Links are meant to document relationships. Here's an example that demonstrates a very simple relationship:
Mill Quotation
I regard utility as the ultimate appeal on all ethical questions; but it must be utility in the largest sense, grounded on the permanent interests of man as a progressive being.
John Stuart Mill, On Liberty
The hyperlink on John Stuart Mill leads to a reference for the quotation. A human—at least one who has used the internet before—will likely assume that to be true, even without clicking on the link. A human who does click the link will know it for certain.
The relationship between the quotation and the link can be formalized as something like:
Quotation publishedIn Source
But now consider how a machine—like, say, a CMS—is going to handle this sort of thing.

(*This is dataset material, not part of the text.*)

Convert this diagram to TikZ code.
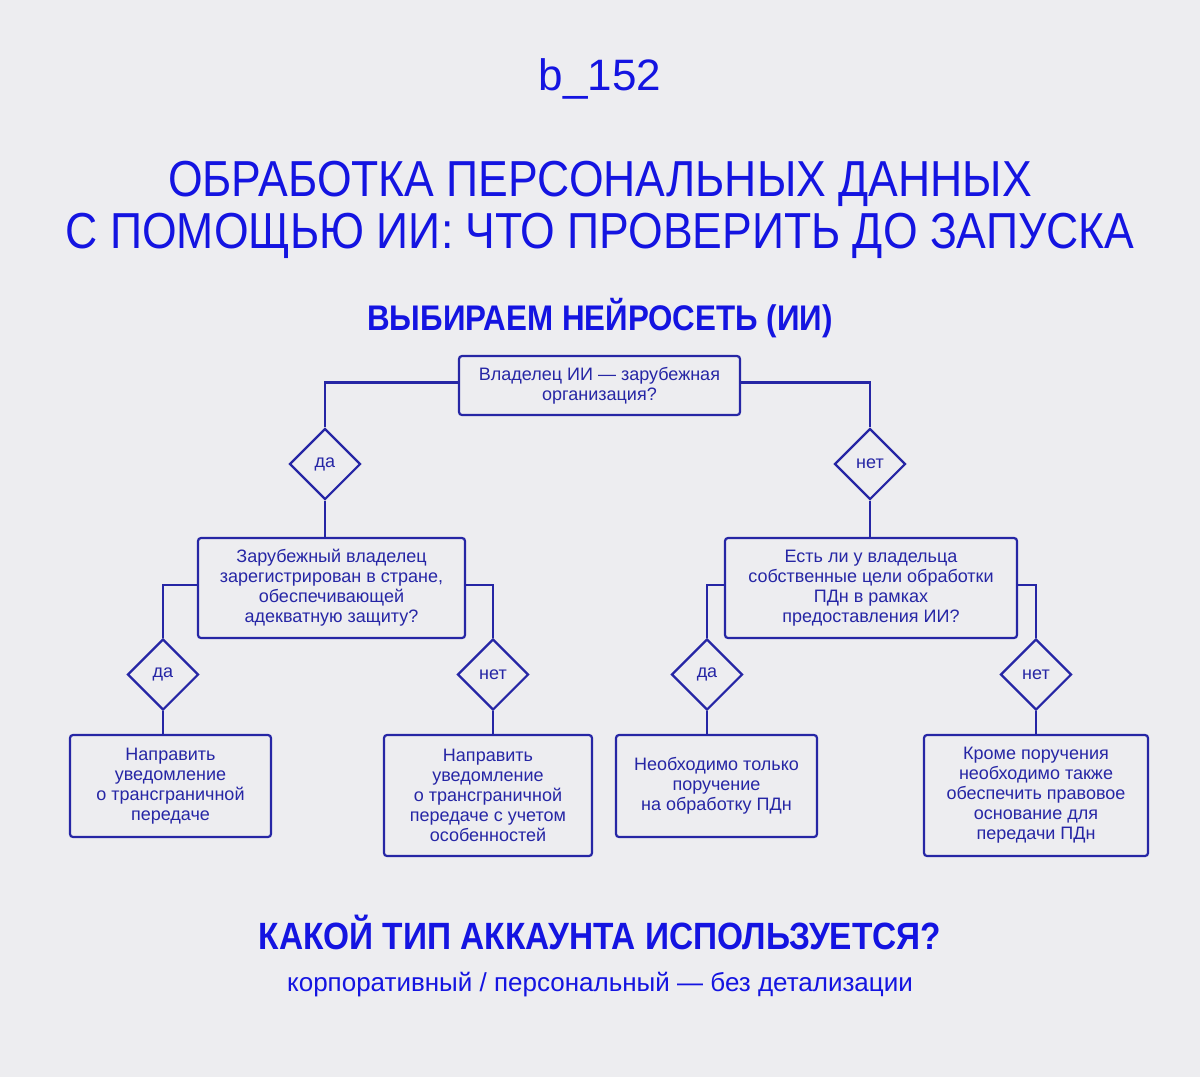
\documentclass[tikz,border=0pt]{standalone}
\usepackage{fontspec}
\setmainfont{Liberation Sans}
\newfontfamily\headfont[FakeStretch=0.88]{Liberation Sans}
\usetikzlibrary{positioning,shapes.geometric}
\definecolor{bgcol}{RGB}{237,237,240}
\definecolor{headblue}{RGB}{20,20,225}
\definecolor{linenavy}{RGB}{38,38,165}

\begin{document}
\begin{tikzpicture}[x=0.5pt, y=-0.5pt,
  every node/.style={font=\fontsize{9}{10}\selectfont, text=linenavy},
  qbox/.style={draw=linenavy, line width=1.1pt, rounded corners=1.5pt, align=center, inner sep=2pt},
  answer/.style={draw=linenavy, line width=1.1pt, diamond, aspect=1, inner sep=0pt, minimum width=35.5pt, minimum height=35.5pt},
  link/.style={draw=linenavy, line width=1.1pt},
  title/.style={text=headblue, anchor=base, font=\headfont\fontsize{25.3}{30}\selectfont},
  heading/.style={text=headblue, anchor=base, font=\headfont\bfseries\fontsize{17.8}{20}\selectfont}]
\fill[bgcol] (0,0) rectangle (1200,1077);

% headings
\node[text=headblue, anchor=base, font=\fontsize{22}{26}\selectfont] (brand) at (600,90) {b\_152};
\node[title] (title1) at (600,196) {ОБРАБОТКА ПЕРСОНАЛЬНЫХ ДАННЫХ};
\node[title] (title2) at (600,248) {С ПОМОЩЬЮ ИИ: ЧТО ПРОВЕРИТЬ ДО ЗАПУСКА};
\node[heading] (choose) at (600,330) {ВЫБИРАЕМ НЕЙРОСЕТЬ (ИИ)};

% questions
\node[qbox, minimum width=140.5pt, minimum height=29.5pt] (owner) at (599.5,385.5) {Владелец ИИ — зарубежная\\организация?};
\node[answer] (yes1) at (325,464) {да};
\node[answer] (no1) at (870,464) {нет};
\node[qbox, minimum width=133.5pt, minimum height=50pt] (adequate) at (331.5,588) {Зарубежный владелец\\зарегистрирован в стране,\\обеспечивающей\\адекватную защиту?};
\node[qbox, minimum width=146pt, minimum height=50pt] (purpose) at (871,588) {Есть ли у владельца\\собственные цели обработки\\ПДн в рамках\\предоставления ИИ?};
\node[answer] (yes2) at (163,674.5) {да};
\node[answer] (no2) at (493,674.5) {нет};
\node[answer] (yes3) at (707,674.5) {да};
\node[answer] (no3) at (1036,674.5) {нет};

% outcomes
\node[qbox, minimum width=100.5pt, minimum height=51pt] (notify) at (170.5,786) {Направить\\уведомление\\о трансграничной\\передаче};
\node[qbox, minimum width=104pt, minimum height=60.5pt] (notifyx) at (488,795.5) {Направить\\уведомление\\о трансграничной\\передаче с учетом\\особенностей};
\node[qbox, minimum width=100.5pt, minimum height=51pt] (order) at (716.5,786) {Необходимо только\\поручение\\на обработку ПДн};
\node[qbox, minimum width=112pt, minimum height=60.5pt] (basis) at (1036,795.5) {Кроме поручения\\необходимо также\\обеспечить правовое\\основание для\\передачи ПДн};

\draw[link] ([yshift=1.5pt]owner.west) -| (yes1.north);
\draw[link] ([yshift=1.5pt]owner.east) -| (no1.north);
\draw[link] (yes1.south) -- (yes1.south |- adequate.north);
\draw[link] (no1.south) -- (no1.south |- purpose.north);
\draw[link] ([yshift=1.5pt]adequate.west) -| (yes2.north);
\draw[link] ([yshift=1.5pt]adequate.east) -| (no2.north);
\draw[link] ([yshift=1.5pt]purpose.west) -| (yes3.north);
\draw[link] ([yshift=1.5pt]purpose.east) -| (no3.north);
\draw[link] (yes2.south) -- (yes2.south |- notify.north);
\draw[link] (no2.south) -- (no2.south |- notifyx.north);
\draw[link] (yes3.south) -- (yes3.south |- order.north);
\draw[link] (no3.south) -- (no3.south |- basis.north);

% account
\node[heading, font=\headfont\bfseries\fontsize{19}{22}\selectfont] (account) at (600,949) {КАКОЙ ТИП АККАУНТА ИСПОЛЬЗУЕТСЯ?};
\node[text=headblue, anchor=base, font=\fontsize{13}{16}\selectfont] (accnote) at (600,991) {корпоративный / персональный — без детализации};
\end{tikzpicture}
\end{document}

The standard field type for relating two pieces of content (in this case, an article containing a quotation and the source of that quotation) is an entity reference field. But notice that it's an entity reference field, not an entity relationship field. That's a deliberate naming choice. It means that entity references give us something like this:
Quotation –> Source
Even if we make the link bidirectional, we still get something like:
Quotation <–> Source
That's better. But it's still not quite the same as what we're really after. As Gabriel Sullice wrote all the way back in 2016:
I think as Drupal developers and architects, we’re fundamentally misusing [entity reference fields] in far too many cases. Over and over, we use entity references to denote a relationship between two entities instead of a simple reference or inclusion. Mere entity references severely limit our ability to create rich, rational content type architectures and force us to jump through additional hoops and write more custom code than ought to be required. I believe that Drupal having only entity references to forge relationships between content types is a major shortcoming.
Sullice goes on to suggest ways of creating actual relationships in Drupal. They are tedious and require a lot of extra governance, but are doable. They're also meant as a stopgap. Sullice suggests that adding a relationship entity type to Drupal core "would enable us to do all kinds of neat things and make so much custom code completely unnecessary."
It's a good idea. At least until we can get Drupal running on top of a triple store.
Unfortunately, there are no interim steps, no Content Everywhere-lite that allows you to keep your Word documents and still magically publish everywhere. Getting to Content Everywhere means changing how you think about writing. It means changing the tools you use for writing. It means changing how you think about design. And it most definitely means changing how you build your CMS.